[Image source: left, right]
As long as he was the CM himself or through his wife by proxy, Lalu Prasad Yadav was hamstrung by a strange inability to do things that go by the adjective ‘good’ in his home state. There was lawlessness in Bihar, which more than anything else drew limelight, so much so that development almost came to a standstill.
Late 2005 it was when power changed hands in Bihar, and Nitish Kumar, who earlier had a very short stint in the hot chair, became the state’s CM. Ever since, Bihar is said to be clawing back to some modicum of development, and going by accounts in the media it is no longer that unsafe to venture out in the night in the state.
If Nitish Kumar has been able to make a turnaround in the image of Bihar, his political rival, Lalu Prasad Yadav is not much behind, albeit in different capacity. And here we are witness to a curious turn of events.
Lalu Yadav occupies the very same chair as the railway minister at the center that was Nitish Kumar’s before him. And while Nitish Kumar hasn’t had much to show as railway minister, it is the incumbent minister, which is Lalu Prasad Yadav himself, who has pulled out almost a coup in the hitherto nondescript job.

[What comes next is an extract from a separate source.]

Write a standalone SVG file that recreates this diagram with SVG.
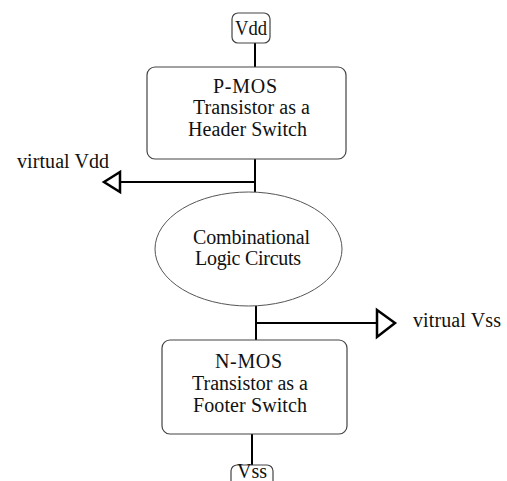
<svg xmlns="http://www.w3.org/2000/svg" width="507" height="481" viewBox="0 0 507 481">
<style>
.box{fill:#fff;stroke:#444;stroke-width:1.2}
.ell{fill:#fff;stroke:#555;stroke-width:1}
.wire{fill:none;stroke:#000;stroke-width:2}
.tri{fill:none;stroke:#000;stroke-width:2.5;stroke-linejoin:miter}
text{font-family:"Liberation Serif","Times New Roman",serif;font-size:20px;fill:#111}
</style>
<rect width="507" height="481" fill="#fff"/>
<g id="connectors">
<line class="wire" x1="255" y1="43" x2="255" y2="67"/>
<line class="wire" x1="255" y1="159" x2="255" y2="192"/>
<line class="wire" x1="255" y1="182" x2="120" y2="182"/>
<polygon class="tri" points="104,182 120,172 120,192"/>
<line class="wire" x1="256" y1="306" x2="256" y2="340"/>
<line class="wire" x1="256" y1="323" x2="377" y2="323"/>
<polygon class="tri" points="377,310 395,323 377,337"/>
<line class="wire" x1="252" y1="434" x2="252" y2="466"/>
</g>
<g id="vdd">
<rect class="box" x="232" y="13" width="38" height="30" rx="6"/>
<text x="251" y="35" text-anchor="middle" textLength="32" lengthAdjust="spacingAndGlyphs">Vdd</text>
</g>
<g id="pmos">
<rect class="box" x="147" y="67" width="199" height="92" rx="8"/>
<text x="213" y="93" textLength="64">P-MOS</text>
<text x="193" y="114" textLength="117">Transistor as a</text>
<text x="188" y="136" textLength="119">Header Switch</text>
</g>
<g id="virtual-vdd">
<text x="17" y="168" textLength="92">virtual Vdd</text>
</g>
<g id="logic">
<ellipse class="ell" cx="248.5" cy="249" rx="93.5" ry="57"/>
<text x="193" y="244" font-size="19" textLength="117">Combinational</text>
<text x="195" y="265" font-size="19" textLength="106">Logic Circuts</text>
</g>
<g id="virtual-vss">
<text x="413" y="327" textLength="88">vitrual Vss</text>
</g>
<g id="nmos">
<rect class="box" x="162" y="340" width="185" height="94" rx="8"/>
<text x="215" y="368" textLength="67">N-MOS</text>
<text x="192" y="390" textLength="116">Transistor as a</text>
<text x="193" y="412" textLength="114">Footer Switch</text>
</g>
<g id="vss">
<rect class="box" x="231" y="465" width="42" height="30" rx="6"/>
<text x="252" y="478" text-anchor="middle" font-size="15" textLength="30" lengthAdjust="spacingAndGlyphs">Vss</text>
</g>
</svg>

Indian Railways under him is making waves here and abroad for good reasons. It’s making sizeable profits, nullifying the economists’ sole handout that unless the passenger fares are increased, the railways will continue to bleed.

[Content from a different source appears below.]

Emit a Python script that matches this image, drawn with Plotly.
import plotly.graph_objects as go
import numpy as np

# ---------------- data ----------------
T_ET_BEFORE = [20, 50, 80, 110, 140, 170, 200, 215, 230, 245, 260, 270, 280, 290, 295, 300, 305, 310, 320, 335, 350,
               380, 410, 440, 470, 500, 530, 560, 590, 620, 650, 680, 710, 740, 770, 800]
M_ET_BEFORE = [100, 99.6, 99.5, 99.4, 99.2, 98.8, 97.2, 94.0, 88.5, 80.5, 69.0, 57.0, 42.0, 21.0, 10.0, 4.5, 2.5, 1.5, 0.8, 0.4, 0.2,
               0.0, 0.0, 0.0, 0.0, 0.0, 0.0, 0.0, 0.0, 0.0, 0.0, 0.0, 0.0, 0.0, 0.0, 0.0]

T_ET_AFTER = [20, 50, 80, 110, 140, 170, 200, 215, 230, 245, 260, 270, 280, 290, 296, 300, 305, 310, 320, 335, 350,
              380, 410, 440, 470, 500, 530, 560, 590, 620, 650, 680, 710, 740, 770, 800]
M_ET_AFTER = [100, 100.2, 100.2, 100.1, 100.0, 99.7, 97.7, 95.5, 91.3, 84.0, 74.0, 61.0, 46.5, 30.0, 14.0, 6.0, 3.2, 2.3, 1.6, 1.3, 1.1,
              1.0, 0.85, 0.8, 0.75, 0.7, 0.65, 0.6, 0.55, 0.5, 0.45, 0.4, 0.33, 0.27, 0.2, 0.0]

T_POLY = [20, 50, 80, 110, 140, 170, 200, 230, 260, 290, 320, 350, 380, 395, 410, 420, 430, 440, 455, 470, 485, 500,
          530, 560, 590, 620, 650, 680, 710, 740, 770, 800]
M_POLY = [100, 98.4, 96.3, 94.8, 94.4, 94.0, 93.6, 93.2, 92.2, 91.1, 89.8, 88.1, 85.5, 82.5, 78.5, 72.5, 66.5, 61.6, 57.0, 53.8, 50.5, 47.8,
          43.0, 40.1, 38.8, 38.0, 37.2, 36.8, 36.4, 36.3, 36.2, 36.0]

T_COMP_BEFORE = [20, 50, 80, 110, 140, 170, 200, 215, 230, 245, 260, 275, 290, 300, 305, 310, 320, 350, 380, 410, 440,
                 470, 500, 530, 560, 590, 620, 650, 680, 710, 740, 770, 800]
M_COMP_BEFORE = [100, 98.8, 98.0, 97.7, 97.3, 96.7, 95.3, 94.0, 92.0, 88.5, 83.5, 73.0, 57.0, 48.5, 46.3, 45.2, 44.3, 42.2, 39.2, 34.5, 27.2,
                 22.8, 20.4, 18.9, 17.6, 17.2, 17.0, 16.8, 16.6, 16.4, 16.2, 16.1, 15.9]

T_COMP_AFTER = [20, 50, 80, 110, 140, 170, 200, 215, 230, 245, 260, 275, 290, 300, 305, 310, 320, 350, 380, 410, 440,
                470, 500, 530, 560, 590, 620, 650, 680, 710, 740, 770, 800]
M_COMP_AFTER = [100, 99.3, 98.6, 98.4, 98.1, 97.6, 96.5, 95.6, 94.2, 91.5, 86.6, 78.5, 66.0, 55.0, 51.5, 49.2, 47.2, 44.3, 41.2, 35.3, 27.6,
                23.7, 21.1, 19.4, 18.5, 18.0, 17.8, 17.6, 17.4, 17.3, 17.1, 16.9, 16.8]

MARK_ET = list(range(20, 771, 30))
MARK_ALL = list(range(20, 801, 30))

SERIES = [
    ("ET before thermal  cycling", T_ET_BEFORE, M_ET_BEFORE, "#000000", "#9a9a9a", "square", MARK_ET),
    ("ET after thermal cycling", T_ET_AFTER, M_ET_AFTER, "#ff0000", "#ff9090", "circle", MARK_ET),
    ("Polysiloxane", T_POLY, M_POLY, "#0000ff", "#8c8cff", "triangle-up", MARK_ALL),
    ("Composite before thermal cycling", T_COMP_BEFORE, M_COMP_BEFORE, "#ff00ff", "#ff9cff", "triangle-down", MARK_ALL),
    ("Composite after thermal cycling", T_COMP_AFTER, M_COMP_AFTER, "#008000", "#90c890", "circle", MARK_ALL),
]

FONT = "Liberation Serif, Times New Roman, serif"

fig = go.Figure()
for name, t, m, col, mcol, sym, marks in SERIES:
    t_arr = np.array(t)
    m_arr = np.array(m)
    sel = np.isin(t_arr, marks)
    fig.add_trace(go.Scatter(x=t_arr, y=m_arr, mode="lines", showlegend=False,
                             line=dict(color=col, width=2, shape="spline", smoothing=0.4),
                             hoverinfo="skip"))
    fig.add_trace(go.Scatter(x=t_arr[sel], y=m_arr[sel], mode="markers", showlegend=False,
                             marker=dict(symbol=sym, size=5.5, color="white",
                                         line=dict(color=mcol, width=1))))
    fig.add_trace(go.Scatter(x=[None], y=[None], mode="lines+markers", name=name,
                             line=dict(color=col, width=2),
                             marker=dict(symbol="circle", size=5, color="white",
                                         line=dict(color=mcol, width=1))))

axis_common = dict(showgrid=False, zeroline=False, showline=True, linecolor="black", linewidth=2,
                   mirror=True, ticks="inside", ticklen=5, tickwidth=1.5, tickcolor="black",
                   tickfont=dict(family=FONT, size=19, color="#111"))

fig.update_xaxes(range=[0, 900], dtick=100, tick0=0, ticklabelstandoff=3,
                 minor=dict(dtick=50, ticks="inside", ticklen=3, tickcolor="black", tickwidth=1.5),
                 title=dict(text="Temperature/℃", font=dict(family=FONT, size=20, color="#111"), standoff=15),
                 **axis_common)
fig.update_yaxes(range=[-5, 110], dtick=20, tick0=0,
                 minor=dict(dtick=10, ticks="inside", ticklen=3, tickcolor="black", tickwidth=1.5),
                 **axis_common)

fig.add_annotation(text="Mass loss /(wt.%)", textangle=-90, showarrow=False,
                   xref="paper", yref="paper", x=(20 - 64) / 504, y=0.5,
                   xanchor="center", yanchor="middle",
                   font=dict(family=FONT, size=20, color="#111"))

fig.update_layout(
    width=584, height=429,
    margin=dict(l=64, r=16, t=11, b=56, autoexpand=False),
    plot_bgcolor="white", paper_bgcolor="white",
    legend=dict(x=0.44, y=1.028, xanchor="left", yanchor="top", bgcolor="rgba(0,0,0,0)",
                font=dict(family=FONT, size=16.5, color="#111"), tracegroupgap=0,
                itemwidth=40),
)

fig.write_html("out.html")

Case studies in reputed management institutes about IR’s great recovery apart, Lalu Prasad Yadav has metamorphosed his ministry into thinking big, very big.

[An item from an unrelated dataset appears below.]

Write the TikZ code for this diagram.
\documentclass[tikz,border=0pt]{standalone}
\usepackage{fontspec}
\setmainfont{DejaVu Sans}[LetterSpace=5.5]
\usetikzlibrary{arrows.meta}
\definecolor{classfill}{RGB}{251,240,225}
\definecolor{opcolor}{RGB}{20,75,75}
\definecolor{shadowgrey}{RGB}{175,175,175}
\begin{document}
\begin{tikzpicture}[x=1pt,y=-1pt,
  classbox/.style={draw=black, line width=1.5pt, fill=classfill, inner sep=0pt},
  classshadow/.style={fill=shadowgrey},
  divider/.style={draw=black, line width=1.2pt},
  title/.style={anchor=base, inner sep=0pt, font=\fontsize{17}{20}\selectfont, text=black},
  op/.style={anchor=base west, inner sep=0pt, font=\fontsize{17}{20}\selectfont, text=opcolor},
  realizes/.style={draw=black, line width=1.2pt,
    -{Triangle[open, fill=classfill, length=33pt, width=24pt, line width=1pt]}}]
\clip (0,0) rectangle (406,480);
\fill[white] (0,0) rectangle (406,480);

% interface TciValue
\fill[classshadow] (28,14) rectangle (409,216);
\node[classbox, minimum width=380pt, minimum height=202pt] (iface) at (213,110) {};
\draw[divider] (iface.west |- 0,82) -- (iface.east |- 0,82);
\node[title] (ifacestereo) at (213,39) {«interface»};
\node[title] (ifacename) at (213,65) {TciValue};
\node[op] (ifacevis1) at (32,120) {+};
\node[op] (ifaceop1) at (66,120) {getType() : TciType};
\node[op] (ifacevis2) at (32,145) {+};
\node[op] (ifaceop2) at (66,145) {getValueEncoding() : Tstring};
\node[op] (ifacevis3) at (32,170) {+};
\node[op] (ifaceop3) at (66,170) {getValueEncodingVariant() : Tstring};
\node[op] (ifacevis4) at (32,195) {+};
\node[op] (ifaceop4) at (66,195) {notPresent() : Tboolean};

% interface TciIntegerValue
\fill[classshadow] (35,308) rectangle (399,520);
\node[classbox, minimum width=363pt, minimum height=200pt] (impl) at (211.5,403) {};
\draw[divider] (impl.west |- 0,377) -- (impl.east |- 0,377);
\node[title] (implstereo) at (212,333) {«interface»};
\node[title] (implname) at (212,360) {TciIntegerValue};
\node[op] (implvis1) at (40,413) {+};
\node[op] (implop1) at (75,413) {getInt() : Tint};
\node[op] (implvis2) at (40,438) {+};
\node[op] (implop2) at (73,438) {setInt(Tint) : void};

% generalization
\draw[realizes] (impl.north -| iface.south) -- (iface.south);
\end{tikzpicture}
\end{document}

There is a plan to invest – hold your breadth – $15 billion over 5 years next to transform Indian Railways into a giant entity as the biggest transporter of people and goods in India (read my story, The fight of 2012).
Once that happens, Indian Railways will perhaps for many, many decades to come, attain and retain an unassailable lead over any other transporter in any sector in the country.
They swapped places to let their workability bloom. History will remember them for not what they did earlier than now, but for what they are doing at present and will hopefully do in the future for the benefit of the nation.